NUM is abstaining from submitting to the APPG on Prostitution and the Global Sex Trade's endorsed inquiry into Trafficking for Sexual Exploitation for the following reasons:
- As small national charity with a large scope and a participatory ethos, canvassing members and staff for insights takes time and needs to be linked to objectives that support the attainment of our mandate. Sex industries and ways of working within them are varied and we need to responsibly hear from a diverse contingent before offering input. NUM plans to, through improvements of our digital capacities, provide opportunities to hear from our 7000+ members on these kinds of issues more efficiently, for the benefit of all.
- Extant literature and our own submissions to past inquiries are rich with data and insights on the social conditions and policy/legislative environments that contribute to danger within sex industries. Recommendations for creating options to eliminate survival sex, forced labour, exploitation and trafficking are also abundant, and begin with understanding the breadth of industries and making important distinctions (between trafficking and migration, sex work and survival sex, sex work and trafficking, etc.) to reach the outcomes we all desire.
These outcomes include the elimination of (legislated) poverty and structural inequality that lead to forced labour and survival sex, in addition to supporting those who draw their incomes from sex industries to classify and define what they do.
They get the power to name what is work, what is exploitation and the conditions through which either exists. It’s then our job as practitioners and law makers to work with sex industry folks to eliminate harmful conditions, improve safety and expand choices.
And specific to this APPG endorsed Inquiry:
- Holding an inquiry implies a fact-finding mission but the facts are not enough to influence the APPG and those they endorse towards an inclusive process that may challenge their understanding of sex and society, sex industries, work, exploitation, structural inequalities and how these intersect for people in our current political economy. The APPG and associates appear most interested in stories that support their ideologies within a framework that they have constructed, which delimits the ways that sex workers can identify-- ‘victim’, ‘deviant’ or ‘survivor’ are the only accepted ways of being. This is problematic.
- Our partners requested information on ethics for the collection of data as part of this inquiry and did not receive a response.
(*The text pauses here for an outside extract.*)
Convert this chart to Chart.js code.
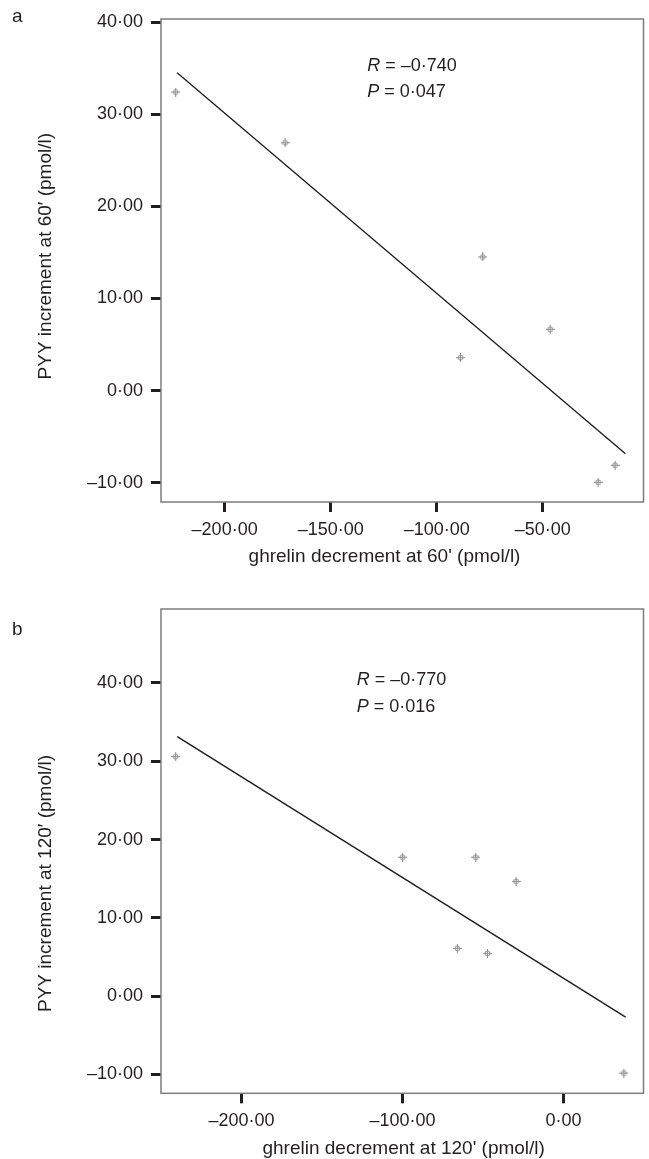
<!DOCTYPE html>
<html><head><meta charset="utf-8">
<script src="https://cdn.jsdelivr.net/npm/chart.js@4.4.0/dist/chart.umd.min.js"></script>
<style>
html,body{margin:0;padding:0;background:#fff;}
body{width:649px;height:1159px;position:relative;overflow:hidden;}
.wrap{position:absolute;left:0;width:649px;}
#wa{top:0;height:580px;}
#wb{top:580px;height:579px;}
canvas{display:block;}
</style></head><body>
<div class="wrap" id="wa"><canvas id="ca" width="649" height="580"></canvas></div>
<div class="wrap" id="wb"><canvas id="cb" width="649" height="579"></canvas></div>
<script>
// ---- Panel a: ghrelin decrement at 60' vs PYY increment at 60'
const a_ghrelin = [-223.1, -171.5, -88.8, -78.3, -46.5, -23.9, -15.9];
const a_pyy     = [32.4, 26.9, 3.57, 14.5, 6.65, -9.96, -8.11];
const a_fitX    = [-222.4, -11.0];
const a_fitY    = [34.5, -6.85];
const a_xTicks  = [-200, -150, -100, -50];
const a_yTicks  = [-10, 0, 10, 20, 30, 40];

// ---- Panel b: ghrelin decrement at 120' vs PYY increment at 120'
const b_ghrelin = [-240.9, -100, -54.6, -29.5, -66.0, -47.3, 37.4];
const b_pyy     = [30.6, 17.75, 17.75, 14.66, 6.11, 5.47, -9.82];
const b_fitX    = [-239.9, 38.5];
const b_fitY    = [33.15, -2.67];
const b_xTicks  = [-200, -100, 0];
const b_yTicks  = [-10, 0, 10, 20, 30, 40];

const FONT = '"Liberation Sans", Arial, Helvetica, sans-serif';
const INK = '#231f20';

function fmt(v){
  const s = Math.abs(v).toFixed(2).replace('.', '\u00B7');
  return v < 0 ? '\u2013' + s : s;
}
function marker(){
  const c = document.createElement('canvas');
  c.width = 9; c.height = 9;
  const g = c.getContext('2d');
  g.strokeStyle = '#8f8f8f'; g.lineWidth = 1;
  g.beginPath(); g.arc(4.5, 4.5, 2.5, 0, Math.PI * 2); g.stroke();
  g.beginPath(); g.moveTo(4.5, 0); g.lineTo(4.5, 9); g.moveTo(0, 4.5); g.lineTo(9, 4.5); g.stroke();
  return c;
}
const MARK = marker();

const decor = {
  id: 'decor',
  afterDatasetsDraw(chart, args, o){
    const ctx = chart.ctx, a = chart.chartArea;
    ctx.save();
    ctx.strokeStyle = '#7d7d7d'; ctx.lineWidth = 1.5;
    ctx.strokeRect(a.left, a.top, a.right - a.left, a.bottom - a.top);
    ctx.fillStyle = INK;
    ctx.textBaseline = 'alphabetic';
    ctx.font = '19px ' + FONT;
    ctx.textAlign = 'left';
    ctx.fillText(o.letter, o.letterX, o.letterY);
    ctx.textAlign = 'center';
    ctx.fillText(o.xTitle, o.xTitleX, o.xTitleY);
    ctx.save();
    ctx.translate(o.yTitleX, o.yTitleY);
    ctx.rotate(-Math.PI / 2);
    ctx.textAlign = 'right';
    ctx.fillText(o.yTitle, 0, 0);
    ctx.restore();
    ctx.textAlign = 'left';
    o.stats.forEach(function(s){
      ctx.font = 'italic 18px ' + FONT;
      ctx.fillText(s.k, o.statX, s.y);
      const w = ctx.measureText(s.k).width;
      ctx.font = '18px ' + FONT;
      ctx.fillText(s.v, o.statX + w, s.y);
    });
    ctx.restore();
  }
};

function axis(min, max, ticks, isX, size){
  return {
    type: 'linear', min: min, max: max,
    afterBuildTicks: function(s){ s.ticks = ticks.map(function(v){ return {value: v}; }); },
    afterFit: function(s){ if (isX) s.height = size; else s.width = size; },
    grid: {drawOnChartArea: false, drawTicks: true, tickLength: 10, tickWidth: 3, tickColor: INK},
    border: {display: false},
    ticks: {padding: isX ? 7 : 8, color: INK, font: {family: FONT, size: 18},
            maxRotation: 0, autoSkip: false, callback: function(v){ return fmt(v); }}
  };
}

function build(id, xs, ys, fx, fy, xr, yr, xt, yt, topPad, xAxisH, deco){
  const pts = xs.map(function(x, i){ return {x: x, y: ys[i]}; });
  const fit = fx.map(function(x, i){ return {x: x, y: fy[i]}; });
  return new Chart(document.getElementById(id), {
    type: 'scatter',
    data: {datasets: [
      {data: fit, showLine: true, borderColor: '#1a1a1a', borderWidth: 1.3, pointRadius: 0, fill: false, order: 2},
      {data: pts, pointStyle: MARK, pointRadius: 4.5, order: 1}
    ]},
    options: {
      responsive: false, animation: false, devicePixelRatio: 1,
      layout: {padding: {left: 0, right: 3, top: topPad, bottom: 0}},
      plugins: {legend: {display: false}, tooltip: {enabled: false}, decor: deco},
      scales: {x: axis(xr[0], xr[1], xt, true, xAxisH), y: axis(yr[0], yr[1], yt, false, 161)}
    },
    plugins: [decor]
  });
}

build('ca', a_ghrelin, a_pyy, a_fitX, a_fitY, [-230, -2.5], [-12.1, 40.33], a_xTicks, a_yTicks, 19, 78, {
  letter: 'a', letterX: 12, letterY: 21.7,
  xTitle: "ghrelin decrement at 60' (pmol/l)", xTitleX: 384.5, xTitleY: 561.5,
  yTitle: 'PYY increment at 60\u2032 (pmol/l)', yTitleX: 51, yTitleY: 133,
  statX: 367.3, stats: [{k: 'R', v: ' = \u20130\u00B7740', y: 70.7}, {k: 'P', v: ' = 0\u00B7047', y: 97.3}]
});

build('cb', b_ghrelin, b_pyy, b_fitX, b_fitY, [-250, 49.6], [-12.4, 49.45], b_xTicks, b_yTicks, 29, 65.7, {
  letter: 'b', letterX: 12, letterY: 55,
  xTitle: "ghrelin decrement at 120' (pmol/l)", xTitleX: 403.7, xTitleY: 574,
  yTitle: 'PYY increment at 120\u2032 (pmol/l)', yTitleX: 51, yTitleY: 175,
  statX: 356.7, stats: [{k: 'R', v: ' = \u20130\u00B7770', y: 105}, {k: 'P', v: ' = 0\u00B7016', y: 131.7}]
});
</script>
</body></html>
This is worrying for NUM because in addition to sharing core questions, a process for information gathering requires transparency around sampling strategies, theoretical frameworks and approaches to analysis. These elements affect how contributions are inputed, re-coded and interpreted. Plainly, it affects what is knowable.
Processes for inquiry that ignore existing empirical evidence and that are opaque about ethics puts NUM in a difficult situation. We want to engage but cannot work against our mandate.
We aim to end forms of violence against adult industry workers. By violence here we mean the violence of bias and exclusion, of deliberate misidentification and mischaracterisation of sex industry workers and their work.
Adult industry workers entrust NUM with their experiences of crime and rely on us to help them through some of the most difficult times they may ever face.
We have to use the insights that come from their victimisation to improve their lives in the ways that they ask us to.
That being said, we support the submissions of sex workers and allies who have participated. We hope that our abstention is respected and understood in the spirit that it has been undertaken. We will participate in policy change towards sex worker safety through other channels.